Performance Food Group (PFG) is not a company you hear of much often or perhaps never heard of. Yet on many occasions or even on a regular basis you may be eating food that this company distributes. It’s one of the largest food distribution companies in the U.S. and growing.

The company delivers food and food-related merchandise to more than 130,000 national and independent chains of quick-service eateries, chain restaurants, pizzerias, theaters, schools, hotels, health care facilities, and other entities through the entire U.S. The service it provides reaches millions of people.

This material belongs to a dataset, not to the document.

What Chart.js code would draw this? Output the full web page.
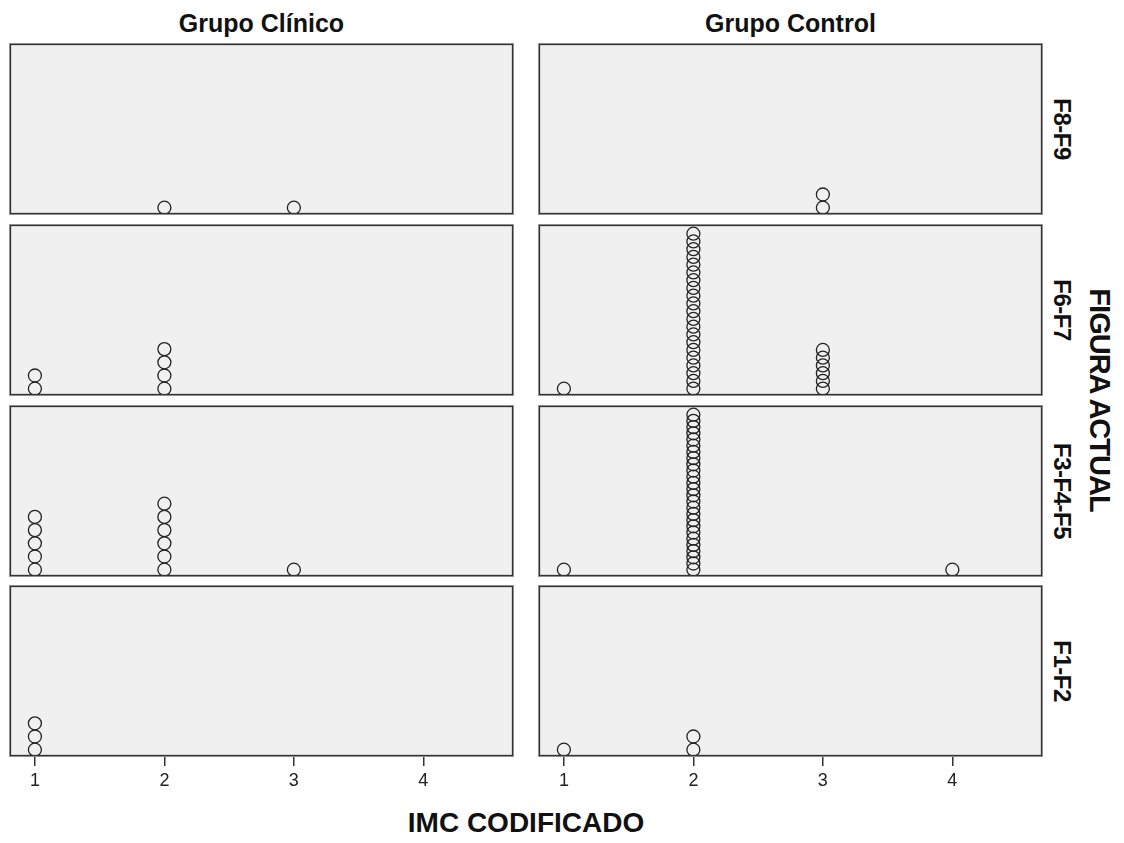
<!DOCTYPE html>
<html>
<head>
<meta charset="utf-8">
<script src="https://cdn.jsdelivr.net/npm/chart.js@4/dist/chart.umd.min.js"></script>
<style>
  body { margin: 0; background: #ffffff; width: 1124px; height: 843px; position: relative; overflow: hidden;
         font-family: Arial, "Liberation Sans", sans-serif; }
  .lbl { position: absolute; font-weight: bold; color: #111; white-space: nowrap; line-height: 1; }
  .col { transform: translate(-50%, -50%); font-size: 25px; }
  .row { transform: translate(-50%, -50%) rotate(90deg); font-size: 24px; letter-spacing: -0.5px; }
  canvas { position: absolute; }
</style>
</head>
<body>
<script>
// IMC CODIFICADO categories (x axis ticks)
const imcTicks = [1, 2, 3, 4];
const xMin = 0.8, xMax = 4.7;

// facet labels
const grupos = ['Grupo Clínico', 'Grupo Control'];
const figuras = ['F8-F9', 'F6-F7', 'F3-F4-F5', 'F1-F2'];

// number of cases per IMC category (1..4), one array per panel
const clinicoF8F9 = [0, 1, 1, 0];
const clinicoF6F7 = [2, 4, 0, 0];
const clinicoF3F5 = [5, 6, 1, 0];
const clinicoF1F2 = [3, 0, 0, 0];
const controlF8F9 = [0, 0, 2, 0];
const controlF6F7 = [1, 21, 6, 0];
const controlF3F5 = [1, 26, 0, 1];
const controlF1F2 = [1, 2, 0, 0];

const panelCounts = [
  [clinicoF8F9, controlF8F9],
  [clinicoF6F7, controlF6F7],
  [clinicoF3F5, controlF3F5],
  [clinicoF1F2, controlF1F2]
];

// panel geometry
const colLeft = [9, 538];
const panelW = 505;
const rowTop = [43, 224, 405, 585];
const panelH = 172;
const axisH = 48;
const dotR = 6.5;
const dotStep = 13.2;

// frame + background behind each panel
const framePlugin = {
  id: 'frame',
  beforeDatasetsDraw(chart) {
    const { ctx, chartArea: a } = chart;
    ctx.save();
    ctx.fillStyle = '#f0f0f0';
    ctx.fillRect(a.left, a.top, a.right - a.left, a.bottom - a.top);
    ctx.restore();
  },
  afterDatasetsDraw(chart) {
    const { ctx, chartArea: a } = chart;
    ctx.save();
    ctx.strokeStyle = '#a0a0a0';
    ctx.lineWidth = 1;
    ctx.strokeRect(a.left + 0.5, a.top + 0.5, a.right - a.left - 1, a.bottom - a.top - 1);
    ctx.strokeStyle = '#333';
    ctx.lineWidth = 1.3;
    ctx.strokeRect(a.left + 1.5, a.top + 1.5, a.right - a.left - 3, a.bottom - a.top - 3);
    ctx.restore();
  }
};

function stackPoints(counts) {
  const pts = [];
  counts.forEach((n, i) => {
    for (let k = 0; k < n; k++) pts.push({ x: imcTicks[i], y: k });
  });
  return pts;
}

panelCounts.forEach((pair, r) => {
  pair.forEach((counts, c) => {
    const bottomRow = r === panelCounts.length - 1;
    const cv = document.createElement('canvas');
    const h = panelH + (bottomRow ? axisH : 0);
    cv.width = panelW; cv.height = h;
    cv.style.left = colLeft[c] + 'px';
    cv.style.top = rowTop[r] + 'px';
    cv.style.width = panelW + 'px';
    cv.style.height = h + 'px';
    document.body.appendChild(cv);

    // stacks taller than the panel are squeezed to fit
    const tallest = Math.max(...counts);
    const room = panelH - 2 * dotR - 4;
    const step = (tallest - 1) * dotStep > room ? room / (tallest - 1) : dotStep;
    const yMin = -(dotR + 0.8) / step;
    const yMax = yMin + panelH / step;

    const xScale = {
      type: 'linear', min: xMin, max: xMax,
      display: bottomRow,
      afterBuildTicks: s => { s.ticks = imcTicks.map(v => ({ value: v })); },
      border: { display: false },
      grid: { drawOnChartArea: false, drawTicks: true, tickLength: 9, color: '#333', lineWidth: 1.5 },
      ticks: { color: '#222', padding: 4, maxRotation: 0, font: { family: 'Arial, "Liberation Sans"', size: 18 } }
    };
    if (bottomRow) xScale.afterFit = s => { s.height = axisH; };

    new Chart(cv, {
      type: 'scatter',
      data: {
        datasets: [{
          data: stackPoints(counts),
          pointStyle: 'circle',
          pointRadius: dotR,
          pointHoverRadius: dotR,
          pointBorderWidth: 1.3,
          pointBorderColor: '#222',
          pointBackgroundColor: 'rgba(0,0,0,0)',
          clip: false
        }]
      },
      options: {
        responsive: false,
        maintainAspectRatio: false,
        animation: false,
        devicePixelRatio: 1,
        layout: { padding: 0, autoPadding: false },
        plugins: { legend: { display: false }, tooltip: { enabled: false } },
        scales: {
          x: xScale,
          y: { type: 'linear', min: yMin, max: yMax, display: false }
        }
      },
      plugins: [framePlugin]
    });
  });
});

// column headers
grupos.forEach((g, c) => {
  const d = document.createElement('div');
  d.className = 'lbl col';
  d.textContent = g;
  d.style.left = (colLeft[c] + panelW / 2) + 'px';
  d.style.top = '23px';
  document.body.appendChild(d);
});

// row headers on the right
figuras.forEach((f, r) => {
  const d = document.createElement('div');
  d.className = 'lbl row';
  d.textContent = f;
  d.style.left = '1062px';
  d.style.top = (rowTop[r] + panelH / 2) + 'px';
  document.body.appendChild(d);
});

const yTitle = document.createElement('div');
yTitle.className = 'lbl row';
yTitle.style.fontSize = '29px';
yTitle.style.letterSpacing = '-1px';
yTitle.textContent = 'FIGURA ACTUAL';
yTitle.style.left = '1099px';
yTitle.style.top = '400px';
document.body.appendChild(yTitle);

const xTitle = document.createElement('div');
xTitle.className = 'lbl col';
xTitle.style.fontSize = '28px';
xTitle.textContent = 'IMC CODIFICADO';
xTitle.style.left = '526px';
xTitle.style.top = '823px';
document.body.appendChild(xTitle);
</script>
</body>
</html>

The enterprise has four divisions catering to defined markets:

  1. Performance Foodservice – distributes 68,000 national and proprietary brand food and related products, includes baked goods, seafood, meat, and cleaning supplies.
  2. Roma Food – distributes Italian and Italian-American food products, includes cheeses, pastas, tomatoes, flour, and pizza boxes.
  3. Vistar – distributes candy, snacks, beverages, and other convenience and frozen food items.
  4. PFG-Customized – distributes to the customized needs of family and casual dining restaurant chains.

PFG not only distributes but processes and packages as well. While the set-up seems well defined the history of PFG shows that it is a product of mergers and acquisitions of relatively small and fragmented distribution companies scattered throughout the U.S.

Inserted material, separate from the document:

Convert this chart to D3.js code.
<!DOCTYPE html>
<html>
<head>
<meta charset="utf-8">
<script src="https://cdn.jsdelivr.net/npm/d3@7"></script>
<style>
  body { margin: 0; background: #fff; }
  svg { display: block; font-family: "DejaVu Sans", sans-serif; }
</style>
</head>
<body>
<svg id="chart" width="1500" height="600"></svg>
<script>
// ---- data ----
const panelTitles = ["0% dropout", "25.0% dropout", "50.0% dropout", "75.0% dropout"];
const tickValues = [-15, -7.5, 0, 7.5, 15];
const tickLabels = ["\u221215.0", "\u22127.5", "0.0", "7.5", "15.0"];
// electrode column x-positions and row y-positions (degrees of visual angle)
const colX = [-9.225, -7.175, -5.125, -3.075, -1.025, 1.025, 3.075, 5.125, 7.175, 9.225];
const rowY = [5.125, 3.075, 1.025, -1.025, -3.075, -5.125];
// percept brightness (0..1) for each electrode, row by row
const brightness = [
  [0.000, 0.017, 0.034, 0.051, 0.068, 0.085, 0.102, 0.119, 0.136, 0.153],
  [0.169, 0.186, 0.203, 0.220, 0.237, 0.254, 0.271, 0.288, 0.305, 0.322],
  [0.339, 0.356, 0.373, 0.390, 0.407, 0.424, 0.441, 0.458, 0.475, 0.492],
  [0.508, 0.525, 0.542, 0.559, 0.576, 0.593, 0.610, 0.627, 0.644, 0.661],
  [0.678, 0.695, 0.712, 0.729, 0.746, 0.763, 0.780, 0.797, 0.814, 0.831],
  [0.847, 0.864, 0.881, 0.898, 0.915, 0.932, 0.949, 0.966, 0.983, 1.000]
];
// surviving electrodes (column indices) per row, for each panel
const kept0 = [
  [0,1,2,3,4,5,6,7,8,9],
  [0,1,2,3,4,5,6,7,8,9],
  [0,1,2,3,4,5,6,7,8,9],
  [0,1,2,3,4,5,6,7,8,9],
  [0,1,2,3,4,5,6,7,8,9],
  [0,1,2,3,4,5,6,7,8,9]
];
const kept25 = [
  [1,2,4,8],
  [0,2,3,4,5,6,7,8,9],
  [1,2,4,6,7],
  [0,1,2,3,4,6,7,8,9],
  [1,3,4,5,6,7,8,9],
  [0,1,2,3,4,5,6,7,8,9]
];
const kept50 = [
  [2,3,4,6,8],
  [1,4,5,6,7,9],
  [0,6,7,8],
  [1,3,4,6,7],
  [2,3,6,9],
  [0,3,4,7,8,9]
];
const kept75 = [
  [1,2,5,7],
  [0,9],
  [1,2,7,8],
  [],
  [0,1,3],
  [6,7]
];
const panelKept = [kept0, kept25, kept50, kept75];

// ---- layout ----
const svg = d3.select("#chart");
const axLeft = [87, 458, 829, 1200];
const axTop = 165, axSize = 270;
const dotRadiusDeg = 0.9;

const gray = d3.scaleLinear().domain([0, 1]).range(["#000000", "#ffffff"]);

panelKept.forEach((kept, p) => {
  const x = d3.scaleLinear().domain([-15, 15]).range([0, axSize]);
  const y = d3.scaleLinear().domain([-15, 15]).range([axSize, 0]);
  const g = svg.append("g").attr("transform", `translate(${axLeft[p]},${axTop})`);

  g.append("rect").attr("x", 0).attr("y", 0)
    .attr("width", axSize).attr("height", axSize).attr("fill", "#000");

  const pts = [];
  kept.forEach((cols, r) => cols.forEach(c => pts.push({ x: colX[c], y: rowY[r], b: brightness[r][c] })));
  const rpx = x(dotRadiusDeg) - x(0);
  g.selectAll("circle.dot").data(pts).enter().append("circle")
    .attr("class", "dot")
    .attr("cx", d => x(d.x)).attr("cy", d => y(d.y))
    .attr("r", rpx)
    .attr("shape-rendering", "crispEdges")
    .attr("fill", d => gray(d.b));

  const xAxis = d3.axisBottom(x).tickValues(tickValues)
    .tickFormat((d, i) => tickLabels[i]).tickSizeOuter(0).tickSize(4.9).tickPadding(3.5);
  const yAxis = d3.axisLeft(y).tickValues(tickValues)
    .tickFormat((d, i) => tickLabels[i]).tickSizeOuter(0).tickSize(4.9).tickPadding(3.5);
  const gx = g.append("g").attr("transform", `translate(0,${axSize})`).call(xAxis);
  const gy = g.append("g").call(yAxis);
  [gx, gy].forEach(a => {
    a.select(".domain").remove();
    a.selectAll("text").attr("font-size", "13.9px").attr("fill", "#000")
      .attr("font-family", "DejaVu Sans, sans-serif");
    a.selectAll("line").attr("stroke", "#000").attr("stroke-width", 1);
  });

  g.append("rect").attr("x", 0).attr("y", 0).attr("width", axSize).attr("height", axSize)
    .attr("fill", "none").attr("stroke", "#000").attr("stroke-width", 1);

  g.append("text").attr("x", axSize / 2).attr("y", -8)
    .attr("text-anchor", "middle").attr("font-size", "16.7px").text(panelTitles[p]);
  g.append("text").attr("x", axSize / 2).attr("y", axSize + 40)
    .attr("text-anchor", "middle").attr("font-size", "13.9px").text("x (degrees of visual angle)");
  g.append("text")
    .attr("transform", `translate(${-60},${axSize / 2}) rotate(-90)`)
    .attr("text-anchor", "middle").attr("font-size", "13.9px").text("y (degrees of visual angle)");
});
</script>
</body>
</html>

The mid-1980s saw larger players in the U.S. food distribution industry swallowing up smaller ones to get market share and economics of scale. Executives of Pocahontas Foods USA a distributor and buying group took steps so they would not be swallowed up. They banded together forming Pocahontas Food Group.

The key companies that were acquired to form the group was Caro Produce, Institutional Foods (both acquired in 1987) and K.O. Lester Co. (acquired in 1988). With limited resources Pocahontas Food Group was only able to acquire ailing companies and became known as a turnaround specialist. The company changed its name to Performance Food Group in 1992. It went public in 1993 through NASDAQ.

With more capital after going public, the company was able to buy healthier and bigger companies helping it fuel its growth.  By 1998 PFG had sales topping $1.6 billion. Then in 2008 it was bought by the Blackstone Group and Wellspring Capital Management and later merged with rival Vistar Corporation turning into a private company once again. PFG continues to acquire other food distribution companies.